Nicolas wrote:

I have an authorization table that associates 1 customer IP to a service IP to determine a TTL (used by a radius server).

table auth
 client varchar(15);
 service varchar(15);
 ttl int4;
client and service are both ip addr.

The number of distinct clients can be rather large (say around 4 million) and the number of distinct service around 1000.

there's a double index on ( client , service ).

It comes to mind another solution... I don't know if it is better or worse,
but you could give it a try.
Store IP addresses as 4 distinct columns, like the following:

    CREATE TABLE auth (
        client_ip1 shortint,
        client_ip2 shortint,
        client_ip3 shortint,
        client_ip4 shortint,
        service    varchar(15),
        ttl        int4,
    );

And then index by client_ip4/3/2/1, then service.

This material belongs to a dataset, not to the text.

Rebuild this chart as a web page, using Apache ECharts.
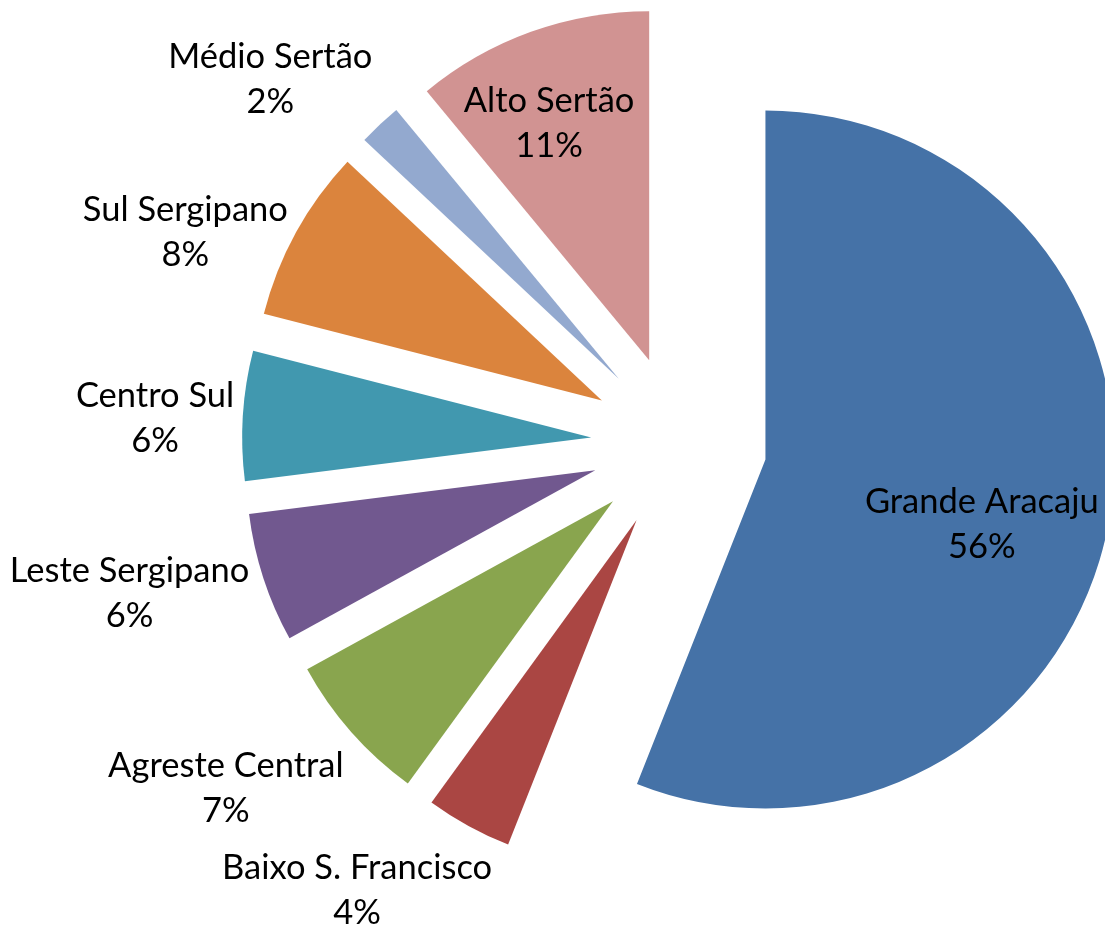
<!DOCTYPE html>
<html>
<head>
<meta charset="utf-8">
<script src="https://cdn.jsdelivr.net/npm/echarts@6/dist/echarts.min.js"></script>
<style>
  html, body { margin: 0; padding: 0; background: #fff; }
  #chart { width: 1105px; height: 925px; }
</style>
</head>
<body>
<div id="chart"></div>
<script>
// clockwise from 12 o'clock
const regions = [
  "Grande Aracaju",
  "Baixo S. Francisco",
  "Agreste Central",
  "Leste Sergipano",
  "Centro Sul",
  "Sul Sergipano",
  "Médio Sertão",
  "Alto Sertão",
];
const shares = [56, 4, 7, 6, 6, 8, 2, 11];

const colors = ["#4572A7", "#AA4643", "#89A54E", "#71588F", "#4198AF", "#DB843D", "#93A9CF", "#D19392"];

// shift of each label from its default (inside) spot, px
const labelOffsets = [
  [42, 32],
  [-194, 215],
  [-254, 170],
  [-297, 68],
  [-259, -8],
  [-261, -83],
  [-227, -170],
  [-40, -70],
];

// a centred label moves by half of the padding difference
function shiftPadding(o) {
  return [
    Math.max(0, 2 * o[1]),
    Math.max(0, -2 * o[0]),
    Math.max(0, -2 * o[1]),
    Math.max(0, 2 * o[0]),
  ];
}

const chart = echarts.init(document.getElementById("chart"));

const font = "Lato, 'Open Sans', sans-serif";

chart.setOption({
  backgroundColor: "#fff",
  animation: false,
  series: [
    {
      type: "pie",
      center: [679, 443],
      radius: 349,
      startAngle: 90,
      clockwise: true,
      selectedMode: "multiple",
      selectedOffset: 88,
      avoidLabelOverlap: false,
      emphasis: { disabled: true },
      labelLine: { show: false },
      label: {
        show: true,
        position: "inside",
        formatter: "{n|{b}}\n{n|{c}%}",
        rich: {
          n: {
            align: "center",
            fontFamily: font,
            fontSize: 34.5,
            lineHeight: 45,
            color: "#000",
          },
        },
      },
      data: regions.map((name, i) => ({
        name: name,
        value: shares[i],
        selected: true,
        itemStyle: { color: colors[i] },
        label: { padding: shiftPadding(labelOffsets[i]) },
      })),
    },
  ],
});
</script>
</body>
</html>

    CREATE INDEX auth_i1 ON auth (client_ip4, client_ip3, client_ip2, 
client_ip1);

or:

    CREATE INDEX auth_i1 ON auth (client_ip4, client_ip3, client_ip2, 
client_ip1, service);

I'm curious to know from pg internals experts if this could be a
valid idea or is totally non-sense.

Probably the builtin ip4 type is better suited for these tasks?